In Canada, the statistics are similar: women earn 87 cents for every dollar a man earns. Indigenous women earn 10 per cent less than Indigenous men and 26 per cent less than non-Indigenous men. Immigrant women earn 25 per cent less than immigrant men and 28 per cent less than non-immigrant men. Women with disabilities are more likely than men with disabilities to live in poverty.

Upon reflection, what this torpor shows is this: it is easy to create a stir, and to ignite the flame of misogyny within the souls of online trolls. It is a lot harder to create social change.

Social change not only requires a national—or international—conversation starter, it also requires a movement of people taking grassroots action in the social, educational and political sphere.

Following the bake sale, I was contacted by a number of organizations and local political leaders asking me to host “another bake sale” to draw attention to their issue of social justice, from same-sex marriage, to climate change, to reproductive rights. To all of these I said no: the conversation about pay inequality had been started with this bake sale and the focus should be turned towards making it a reality—through the political space (with the Workplace Gender Equality Agency raising the profile of companies with unequal employment practices), the educational space (with my organization, the One Woman Project, delivering in-school workshops on barriers to leadership and employment equality in Australia) and through the social space (with high-profile leaders revealing the disparities in their industry).
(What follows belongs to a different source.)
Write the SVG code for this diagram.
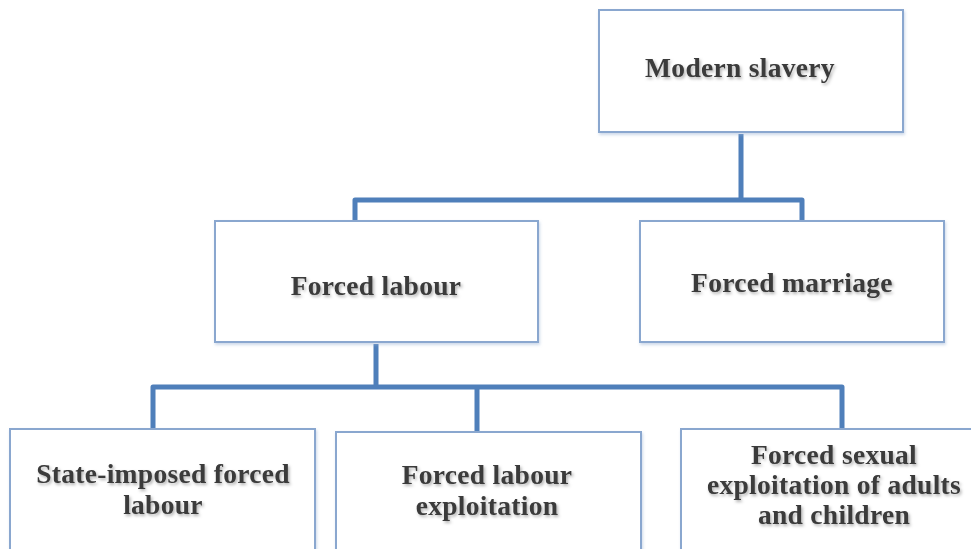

In 2017, we saw these conversation starters rise again: sexual assault and harassment globally was brought to light with the #MeToo social media movement; more women in positions of power were brought into the political space; violence against women has become a talking point for national leaders across the globe.
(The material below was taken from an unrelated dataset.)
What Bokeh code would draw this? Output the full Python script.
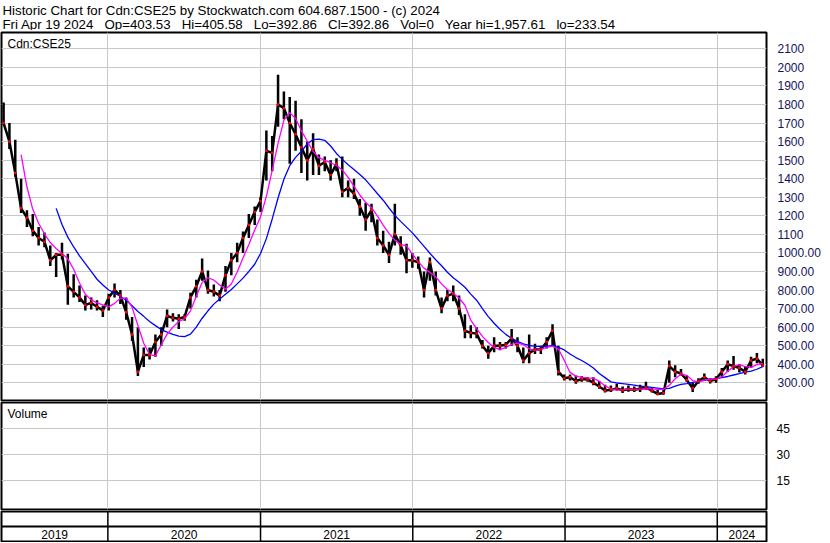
import pandas as pd
from bokeh.plotting import figure
from bokeh.layouts import column
from bokeh.models import Range1d, FixedTicker, Label, Span
from bokeh.core.properties import value
from bokeh.embed import file_html
from bokeh.resources import INLINE

nan = float("nan")

# ---------------- data (bi-weekly samples) ----------------
dates = pd.date_range(end="2024-04-19", periods=131, freq="14D")

high = [1810, 1700, 1610, 1400, 1230, 1210, 1140, 1110, 1040, 1000,
        1055, 995, 885, 825, 770, 760, 745, 715, 780, 835,
        800, 760, 655, 600, 490, 490, 560, 600, 695, 675,
        670, 670, 785, 855, 970, 905, 830, 800, 930, 1000,
        1055, 1115, 1210, 1250, 1300, 1660, 1630, 1960, 1870, 1840,
        1820, 1720, 1600, 1645, 1530, 1520, 1500, 1510, 1520, 1390,
        1400, 1290, 1270, 1265, 1180, 1120, 1060, 1265, 1090, 1050,
        1000, 980, 900, 975, 900, 760, 800, 825, 770, 670,
        610, 600, 530, 500, 545, 520, 520, 590, 545, 490,
        560, 510, 500, 545, 615, 500, 345, 345, 340, 335,
        330, 330, 310, 290, 285, 295, 280, 285, 280, 290,
        305, 275, 262, 260, 420, 395, 375, 340, 300, 325,
        350, 325, 335, 380, 420, 445, 400, 390, 440, 460,
        430]

low = [1690, 1560, 1410, 1215, 1140, 1090, 1040, 1030, 930, 870,
       965, 720, 760, 735, 690, 695, 690, 655, 690, 760,
       725, 640, 525, 337, 385, 425, 440, 500, 600, 630,
       590, 635, 700, 760, 850, 780, 765, 740, 790, 880,
       950, 1000, 1080, 1150, 1220, 1390, 1440, 1680, 1720, 1480,
       1550, 1430, 1390, 1420, 1420, 1440, 1390, 1440, 1300, 1300,
       1290, 1200, 1120, 1165, 1040, 1000, 945, 1040, 990, 890,
       920, 915, 760, 850, 770, 675, 740, 740, 665, 540,
       540, 540, 485, 430, 465, 475, 485, 500, 465, 405,
       405, 455, 455, 485, 495, 340, 312, 312, 295, 305,
       305, 287, 268, 248, 250, 258, 245, 252, 250, 250,
       262, 248, 234, 236, 300, 330, 340, 305, 250, 295,
       312, 296, 300, 330, 360, 370, 355, 345, 380, 405,
       385]

close = [1700, 1600, 1430, 1240, 1190, 1120, 1080, 1060, 960, 990,
         990, 820, 790, 760, 720, 730, 710, 690, 760, 800,
         770, 680, 560, 360, 450, 450, 520, 560, 660, 650,
         645, 655, 760, 820, 900, 800, 790, 770, 880, 960,
         1000, 1080, 1150, 1220, 1280, 1550, 1540, 1800, 1780, 1700,
         1640, 1570, 1500, 1560, 1470, 1490, 1420, 1480, 1330, 1350,
         1320, 1250, 1180, 1230, 1080, 1040, 990, 1100, 1040, 960,
         960, 950, 800, 950, 800, 700, 770, 780, 700, 580,
         570, 565, 500, 460, 500, 500, 505, 540, 500, 420,
         460, 480, 480, 520, 580, 360, 325, 330, 310, 320,
         318, 300, 280, 258, 262, 270, 260, 265, 262, 268,
         275, 258, 240, 245, 390, 360, 350, 315, 270, 310,
         330, 310, 320, 360, 400, 390, 380, 360, 420, 430,
         392.86]

ma_fast = [nan, nan, nan, 1530, 1355, 1235, 1160, 1103, 1056, 1024,
           997, 968, 912, 838, 777, 747, 731, 720, 709, 728,
           756, 756, 708, 609, 513, 452, 445, 505, 562, 600,
           630, 645, 688, 766, 841, 866, 854, 827, 804, 832,
           897, 973, 1045, 1124, 1195, 1305, 1445, 1590, 1716, 1756,
           1724, 1658, 1603, 1547, 1513, 1499, 1486, 1471, 1447, 1407,
           1360, 1312, 1272, 1244, 1200, 1150, 1105, 1069, 1046, 1038,
           994, 953, 918, 895, 871, 833, 803, 783, 757, 718,
           638, 592, 550, 517, 490, 480, 490, 507, 514, 506,
           483, 474, 480, 491, 498, 482, 422, 356, 336, 329,
           326, 324, 309, 283, 268, 260, 263, 265, 265, 266,
           268, 267, 265, 265, 286, 322, 346, 340, 312, 305,
           314, 320, 320, 332, 362, 388, 396, 387, 383, 398,
           405]

ma_slow = [nan, nan, nan, nan, nan, nan, nan, nan, nan, 1240,
           1153, 1085, 1032, 984, 942, 900, 858, 827, 800, 784,
           765, 745, 715, 684, 658, 630, 608, 587, 573, 561,
           552, 549, 562, 600, 648, 688, 724, 751, 777, 803,
           833, 864, 900, 939, 997, 1077, 1183, 1296, 1397, 1470,
           1515, 1548, 1587, 1611, 1613, 1607, 1576, 1536, 1504, 1475,
           1450, 1422, 1394, 1357, 1320, 1284, 1242, 1202, 1170, 1139,
           1108, 1072, 1035, 998, 963, 931, 896, 866, 842, 815,
           778, 745, 700, 657, 621, 589, 561, 539, 523, 510,
           502, 496, 496, 497, 500, 491, 477, 455, 436, 420,
           401, 380, 350, 328, 305, 299, 295, 291, 287, 282,
           279, 275, 271, 267, 270, 282, 291, 296, 302, 308,
           313, 318, 322, 328, 334, 342, 349, 357, 363, 373,
           387]

volume = [0] * 131

price_ticks = [300, 400, 500, 600, 700, 800, 900, 1000, 1100, 1200,
               1300, 1400, 1500, 1600, 1700, 1800, 1900, 2000, 2100]
price_tick_labels = ["300.00", "400.00", "500.00", "600.00", "700.00", "800.00",
                     "900.00", "1000.00", "1100", "1200", "1300", "1400", "1500",
                     "1600", "1700", "1800", "1900", "2000", "2100"]
vol_ticks = [15, 30, 45]
vol_tick_labels = ["15", "30", "45"]

year_starts = ["2020-01-01", "2021-01-01", "2022-01-01", "2023-01-01", "2024-01-01"]
year_labels = ["2019", "2020", "2021", "2022", "2023", "2024"]

title_line1 = "Historic Chart for Cdn:CSE25 by Stockwatch.com 604.687.1500 - (c) 2024"
sp = "\u00a0\u00a0\u00a0"
title_line2 = sp.join(["Fri Apr 19 2024", "Op=403.53", "Hi=405.58", "Lo=392.86",
                       "Cl=392.86", "Vol=0", "Year hi=1,957.61", "lo=233.54"])
symbol_label = "Cdn:CSE25"
volume_label = "Volume"

# ---------------- layout constants ----------------
W = 830
RIGHT = 64
FONT = "Liberation Sans"
GRID = "#c8c8c8"

x_start = pd.Timestamp("2019-04-21")
x_end = pd.Timestamp("2024-04-28")
x_rng = Range1d(x_start, x_end)
year_ms = [pd.Timestamp(d).value // 10**6 for d in year_starts]
day_ms = 86400000


def style_panel(p):
    p.outline_line_color = "black"
    p.outline_line_width = 2
    p.outline_line_alpha = 1
    p.background_fill_color = "white"
    p.border_fill_color = "white"


# ---------------- header ----------------
HH = 30
hdr = figure(width=W, height=HH, x_range=Range1d(0, W), y_range=Range1d(0, HH),
             x_axis_location=None, y_axis_location=None, output_backend="svg",
             toolbar_location=None, min_border=0)
hdr.grid.visible = False
hdr.outline_line_color = None
hdr.add_layout(Label(x=1, y=HH - 9.5, text=title_line1, text_font=FONT,
                     text_font_size="13.3px", text_color="black", text_baseline="alphabetic"))
hdr.add_layout(Label(x=1, y=HH - 23.5, text=title_line2, text_font=FONT,
                     text_font_size="13.3px", text_color="black", text_baseline="alphabetic"))

# ---------------- price panel ----------------
PH = 371
p = figure(width=W, height=PH, x_axis_type="datetime", x_range=x_rng,
           y_range=Range1d(204.6, 2187.8), x_axis_location=None, y_axis_location="right",
           output_backend="svg", toolbar_location=None,
           min_border_left=1, min_border_right=RIGHT, min_border_top=2, min_border_bottom=1)
style_panel(p)
p.xgrid.ticker = FixedTicker(ticks=year_ms)
p.ygrid.ticker = FixedTicker(ticks=price_ticks)
p.grid.grid_line_color = GRID
p.grid.grid_line_width = 1
yax = p.yaxis[0]
yax.ticker = FixedTicker(ticks=price_ticks)
yax.major_label_overrides = dict(zip(price_ticks, price_tick_labels))
yax.major_label_text_font = FONT
yax.major_label_text_font_size = "12px"
yax.major_label_text_color = "#14145a"
yax.major_tick_line_color = None
yax.minor_tick_line_color = None
yax.axis_line_color = None
yax.major_label_standoff = 5

# price bars: high-low bars joined by the close path
p.vbar(x=dates, top=high, bottom=low, width=6 * day_ms, fill_color="black", line_color=None)
p.line(x=dates, y=close, line_color="black", line_width=2.5)
p.line(x=dates, y=ma_slow, line_color="#0000ff", line_width=1.3)
p.line(x=dates, y=ma_fast, line_color="#ff00ff", line_width=1.3)
p.scatter(x=dates, y=close, marker="square", size=2.5, fill_color="red", line_color=None)
p.add_layout(Label(x=6, y=PH - 3 - 4, x_units="screen", y_units="screen", text=symbol_label,
                   text_font=FONT, text_font_size="12px", text_color="black",
                   text_baseline="top"))

# ---------------- volume panel ----------------
VH = 109
v = figure(width=W, height=VH, x_axis_type="datetime", x_range=x_rng,
           y_range=Range1d(-1.56, 60.2), x_axis_location=None, y_axis_location="right",
           output_backend="svg", toolbar_location=None,
           min_border_left=1, min_border_right=RIGHT, min_border_top=1, min_border_bottom=1)
style_panel(v)
v.xgrid.ticker = FixedTicker(ticks=year_ms)
v.ygrid.ticker = FixedTicker(ticks=vol_ticks)
v.grid.grid_line_color = GRID
v.grid.grid_line_width = 1
vax = v.yaxis[0]
vax.ticker = FixedTicker(ticks=vol_ticks)
vax.major_label_overrides = dict(zip(vol_ticks, vol_tick_labels))
vax.major_label_text_font = FONT
vax.major_label_text_font_size = "12px"
vax.major_label_text_color = "black"
vax.major_tick_line_color = None
vax.minor_tick_line_color = None
vax.axis_line_color = None
vax.major_label_standoff = 4
v.vbar(x=dates, top=volume, width=12 * day_ms, fill_color="black", line_color=None)
v.add_layout(Label(x=6, y=VH - 2 - 4, x_units="screen", y_units="screen", text=volume_label,
                   text_font=FONT, text_font_size="12px", text_color="black",
                   text_baseline="top"))

# ---------------- date strip ----------------
DH = 32
d = figure(width=W, height=DH, x_axis_type="datetime", x_range=x_rng, y_range=Range1d(0, 2),
           x_axis_location=None, y_axis_location=None, output_backend="svg",
           toolbar_location=None, min_border_left=1, min_border_right=RIGHT,
           min_border_top=1, min_border_bottom=1)
style_panel(d)
d.grid.visible = False
year_dt = [pd.Timestamp(s) for s in year_starts]
d.segment(x0=year_dt, y0=[0] * len(year_dt), x1=year_dt, y1=[2] * len(year_dt),
          line_color="black", line_width=1.5)
d.add_layout(Span(location=1, dimension="width", line_color="black", line_width=2))
bounds = [x_start] + year_dt + [x_end]
mids = [bounds[i] + (bounds[i + 1] - bounds[i]) / 2 for i in range(len(year_labels))]
d.text(x=mids, y=[0.5] * len(mids), text=year_labels, text_align="center",
       text_baseline="middle", text_font=value(FONT), text_font_size="12px",
       text_color="black")

layout = column(hdr, p, v, d)
open("out.html", "w").write(file_html(layout, INLINE))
And these conversations are starting to turn into offline, grassroots action. The #TimesUp movement has established a fund for women survivors of sexual assault. An estimated 5 million people in 673 Women’s Marches from all seven continents rallied in 2017. There will be more than 400 Black women running for office in the United States in 2018, inspired—or perhaps infuriated—by the fact that a mere three per cent of Congress identifies as a Black woman, or that only seven per cent identifies as a woman of colour. And every day, organizations are working to create social change on a local, national and international scale.

The conversation has been started. Now is the time to empower, assist and support the activists on the ground to create tangible change.

The time is now; let’s make 2018 the Year of the Woman.